Cuba still lags far behind its Latin American counterparts on internet access, despite this week’s announcement that the government will provide Wi-Fi access to 35 state-run computer centers. Since the country’s first, humble 64kbit/s connection was established in 1996, not much has changed. Only 3.4 percent of Cuban households are connected, and a mere five percent of the population has occasional access to the Web, thanks largely to state agencies, foreign embassies and black market deals. As a result, it’s no surprise that the country continues to rank as having one of the world’s most repressive climates for information and communication technologies.
Internet usage has increased by over 100 percent in Latin America and the Caribbean since 2008, where 44 percent of the population enjoyed regular internet access in 2014 (figures that align with worldwide trends in connectivity). In Cuba, however, the government’s telecommunications monopoly, ETECSA, strictly regulates citizens’ network access. The majority of Cubans are only allowed to see a kind of intranet, which mostly comprises a Cuban encyclopedia, Cuban websites, a national email network and foreign websites that support the Cuban government.
Barriers to internet access in Cuba are not only a question of political will and weak infrastructure, but also of affordability. Thursday’s announcement revealed that, in July, the hourly price of internet access will be reduced from $4.50 to $2–a price that remains highly unaffordable for most on the island.
Improving internet access is among the most pressing issues for both sides in the historic rekindling of U.S.-Cuba relations.

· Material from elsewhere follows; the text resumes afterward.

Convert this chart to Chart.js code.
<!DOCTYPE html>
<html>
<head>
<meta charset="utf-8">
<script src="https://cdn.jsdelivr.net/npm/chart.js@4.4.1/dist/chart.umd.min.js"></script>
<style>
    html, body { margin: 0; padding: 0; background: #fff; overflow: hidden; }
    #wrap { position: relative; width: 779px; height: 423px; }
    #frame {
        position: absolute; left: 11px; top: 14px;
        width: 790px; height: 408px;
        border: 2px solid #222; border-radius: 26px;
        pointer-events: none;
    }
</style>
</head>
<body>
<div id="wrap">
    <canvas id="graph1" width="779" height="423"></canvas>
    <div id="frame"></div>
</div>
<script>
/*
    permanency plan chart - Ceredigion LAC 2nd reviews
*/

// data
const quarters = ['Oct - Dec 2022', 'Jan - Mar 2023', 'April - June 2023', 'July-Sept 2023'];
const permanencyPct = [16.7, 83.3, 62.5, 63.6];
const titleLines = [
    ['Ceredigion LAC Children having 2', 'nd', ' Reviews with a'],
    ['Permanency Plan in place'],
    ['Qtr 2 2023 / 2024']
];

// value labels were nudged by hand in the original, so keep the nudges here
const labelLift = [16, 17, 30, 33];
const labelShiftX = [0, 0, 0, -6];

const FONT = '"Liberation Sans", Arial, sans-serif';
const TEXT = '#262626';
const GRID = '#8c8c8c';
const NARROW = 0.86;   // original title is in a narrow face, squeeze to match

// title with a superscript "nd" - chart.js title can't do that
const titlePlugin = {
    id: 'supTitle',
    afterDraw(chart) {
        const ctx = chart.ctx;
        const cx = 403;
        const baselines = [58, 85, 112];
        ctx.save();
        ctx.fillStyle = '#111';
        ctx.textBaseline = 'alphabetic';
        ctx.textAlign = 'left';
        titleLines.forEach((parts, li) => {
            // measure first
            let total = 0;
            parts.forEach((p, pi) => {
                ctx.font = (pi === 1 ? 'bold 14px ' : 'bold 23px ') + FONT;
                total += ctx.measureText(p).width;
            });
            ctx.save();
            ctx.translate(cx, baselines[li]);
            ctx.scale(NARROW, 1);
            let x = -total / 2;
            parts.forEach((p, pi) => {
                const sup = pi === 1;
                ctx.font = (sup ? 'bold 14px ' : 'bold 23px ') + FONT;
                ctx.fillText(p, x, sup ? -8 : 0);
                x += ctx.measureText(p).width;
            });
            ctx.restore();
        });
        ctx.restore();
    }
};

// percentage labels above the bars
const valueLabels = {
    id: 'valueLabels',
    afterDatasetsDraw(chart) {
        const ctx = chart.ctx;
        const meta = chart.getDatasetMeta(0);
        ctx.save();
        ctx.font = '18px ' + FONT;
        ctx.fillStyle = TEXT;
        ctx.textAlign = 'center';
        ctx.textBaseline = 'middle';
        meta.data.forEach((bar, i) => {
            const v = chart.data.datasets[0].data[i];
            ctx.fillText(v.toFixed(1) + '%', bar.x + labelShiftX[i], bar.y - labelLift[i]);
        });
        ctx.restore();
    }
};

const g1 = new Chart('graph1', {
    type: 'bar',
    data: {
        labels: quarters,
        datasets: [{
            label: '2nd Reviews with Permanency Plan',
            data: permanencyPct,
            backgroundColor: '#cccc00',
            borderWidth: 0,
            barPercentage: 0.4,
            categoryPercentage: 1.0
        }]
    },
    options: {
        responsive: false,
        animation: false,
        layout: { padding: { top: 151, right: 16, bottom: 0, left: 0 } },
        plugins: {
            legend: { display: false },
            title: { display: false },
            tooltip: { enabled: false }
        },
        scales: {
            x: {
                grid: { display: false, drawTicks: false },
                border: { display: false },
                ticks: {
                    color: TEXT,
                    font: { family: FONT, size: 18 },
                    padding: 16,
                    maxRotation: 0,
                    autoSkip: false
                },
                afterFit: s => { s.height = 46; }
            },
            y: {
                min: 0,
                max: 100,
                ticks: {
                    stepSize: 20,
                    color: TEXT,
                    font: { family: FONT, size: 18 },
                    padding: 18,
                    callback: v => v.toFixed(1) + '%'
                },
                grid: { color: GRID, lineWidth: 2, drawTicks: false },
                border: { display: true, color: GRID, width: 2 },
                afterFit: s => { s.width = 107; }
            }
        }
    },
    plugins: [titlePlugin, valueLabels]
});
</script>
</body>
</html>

The Cuban government maintains that the U.S.’ half-century trade embargo is largely to blame for the nation’s connectivity woes. Cuba has had to rely on an expensive, weak satellite system because U.S. telecommunications companies have been banned from doing business with Cuban providers. However, as the icy relations continue to thaw, the Cuban telecommunications sector may see opportunities for expansion. U.S. telecommunications firms were legally allowed to enter into contracts with Cuban providers after President Barack Obama updated the U.S.’ policy approach toward Cuba in 2009.
If global trends in the region are any indication, the changes the Cuban government has made in the telecommunications sector, though small, may help increase democratic values in the country; a 2013 AmericasBarometer survey revealed that an increase in internet usage correspond with increased political tolerance.

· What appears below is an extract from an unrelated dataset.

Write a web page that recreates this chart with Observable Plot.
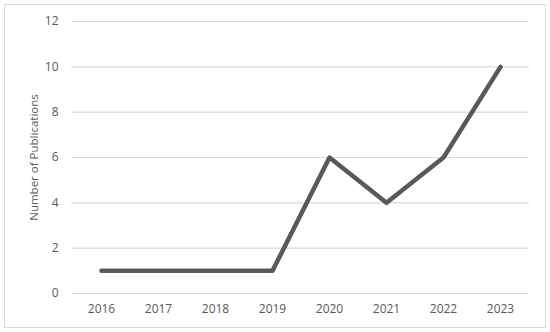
<!DOCTYPE html>
<html><head><meta charset="utf-8">
<script src="https://cdn.jsdelivr.net/npm/d3@7"></script>
<script src="https://cdn.jsdelivr.net/npm/@observablehq/plot@0.6"></script>
<style>
html,body{margin:0;padding:0;background:#fff;}
#wrap{position:relative;width:550px;height:332px;}
#frame{position:absolute;left:4px;top:4px;width:540px;height:322px;border:1px solid #d9d9d9;box-sizing:content-box;}
#chart{position:absolute;left:0;top:0;}
</style></head>
<body><div id="wrap"><div id="frame"></div><div id="chart"></div></div>
<script>
const years = ["2016","2017","2018","2019","2020","2021","2022","2023"];
const publications = [1,1,1,1,6,4,6,10];
const yTicks = [0,2,4,6,8,10,12];
const yLabel = "Number of Publications";

const data = years.map((y,i)=>({year:y, n:publications[i]}));
const chart = Plot.plot({
  width:550, height:332,
  marginLeft:71, marginRight:21, marginTop:21, marginBottom:39,
  style:{fontFamily:"'Open Sans', sans-serif", fontSize:"12px", color:"#595959", background:"transparent"},
  x:{type:"point", domain:years, padding:0.5, label:null},
  y:{domain:[0,12], ticks:yTicks, label:null},
  marks:[
    Plot.gridY(yTicks,{stroke:"#d9d9d9", strokeOpacity:1, strokeWidth:1.2}),
    Plot.axisX({tickSize:0, tickPadding:11, label:null, fill:"#595959", fontSize:12}),
    Plot.axisY(yTicks,{tickSize:0, tickPadding:13, label:null, fill:"#595959", fontSize:12}),
    Plot.text([yLabel],{frameAnchor:"left", textAnchor:"middle", dx:-37, rotate:-90, fill:"#595959", fontSize:11.5}),
    Plot.line(data,{x:"year", y:"n", stroke:"#595959", strokeWidth:4.5, strokeLinecap:"round", strokeLinejoin:"round", style:"filter:drop-shadow(1px 2px 1.5px rgba(0,0,0,0.35))"})
  ]
});
document.getElementById("chart").append(chart);
</script></body></html>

Critics claim that Cuba’s low connectivity is largely a result of the government’s fear that internet access will lead to social upheaval. While it is unlikely the Cuban population will instantaneously adopt a revolutionary spirit simply because of wider internet access, some degree of change can be expected. Thursday’s announcement should not be viewed as a litmus test for progress, but rather taken for what it is–a small step in the right direction, requiring the patience of all.